I was listening to a class on how to get e-books to market quickly. It was very clever how people were finding ways to tap in to their market to be the first kid on the block with a powerful, new 7-step way to solve the pressing problem du jour.

I used to leave calls like that energized with visions of the marvelous products I would produce, but this time it just left me cold.

Robert Frost came to mind as I envisioned teems of people racing down that wide, seductive, well-travelled path while I chose the slow way, the narrow path. I’m resisting the allure of the quick buck, learn-it-today-say-you-are-an-expert-tomorrow in favor of a search for wisdom.

My husband and I were telling tales of our childhood the other night and I realized how many times I have had wild animals approach me quite close. I had a mink sit on a log not 3 feet from me just this fall, and was a mere 30 feet at best from a 10-point buck in my yard just months ago. This is not unusual.

I also realize that this happens because I know how to be slow in my life. I know how to pay attention. How to be calm, centered and present. I have been arms length, and in some cases have been able to reach out and touch raccoons, possums, skunks (no touching there), chipmunks, squirrels, and deer, just to name a few on more occassions than I can name. We are comfortable with each other.

I don’t think that animals like to hang out with rabid multitaskers. I don’t like to hang out with rabid multitaskers. The sunset could care less how quickly you got something off to market. For that matter a dying friend wouldn’t probably care about that either.

No, I choose the slow way, the way that leads to the holy moment when a mink sits next to you on a log and watches the water with you, or the buck lays down for a nap in the yard, or the 3-hour lunch with a friend who knows how to linger, or the hug that lasts for days.

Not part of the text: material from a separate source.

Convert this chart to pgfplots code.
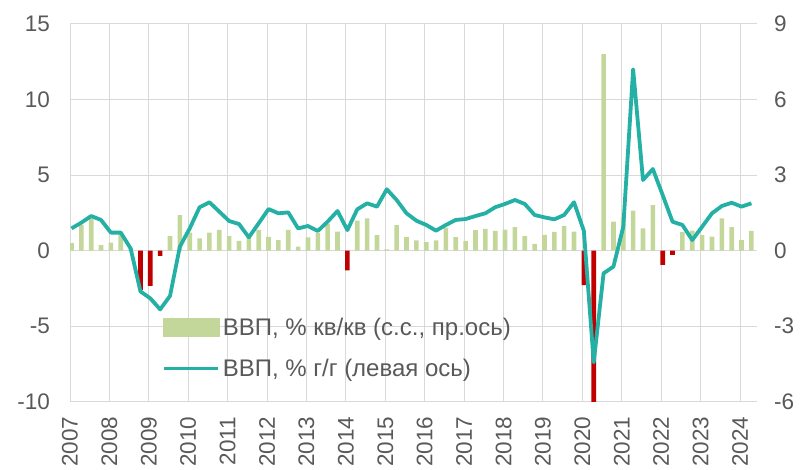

Have at it, clever ones, and run while you can. As for me, I’m trading in my strategic maneuvers for heart-led steps. You can always make more money. You can’t always make more time. I’m not here to see how much I can get how quickly and to count how many easy steps I took…the easy steps don’t count. The steps that ask something of you…a real something…those are the only steps worth taking. Leave something sacred behind.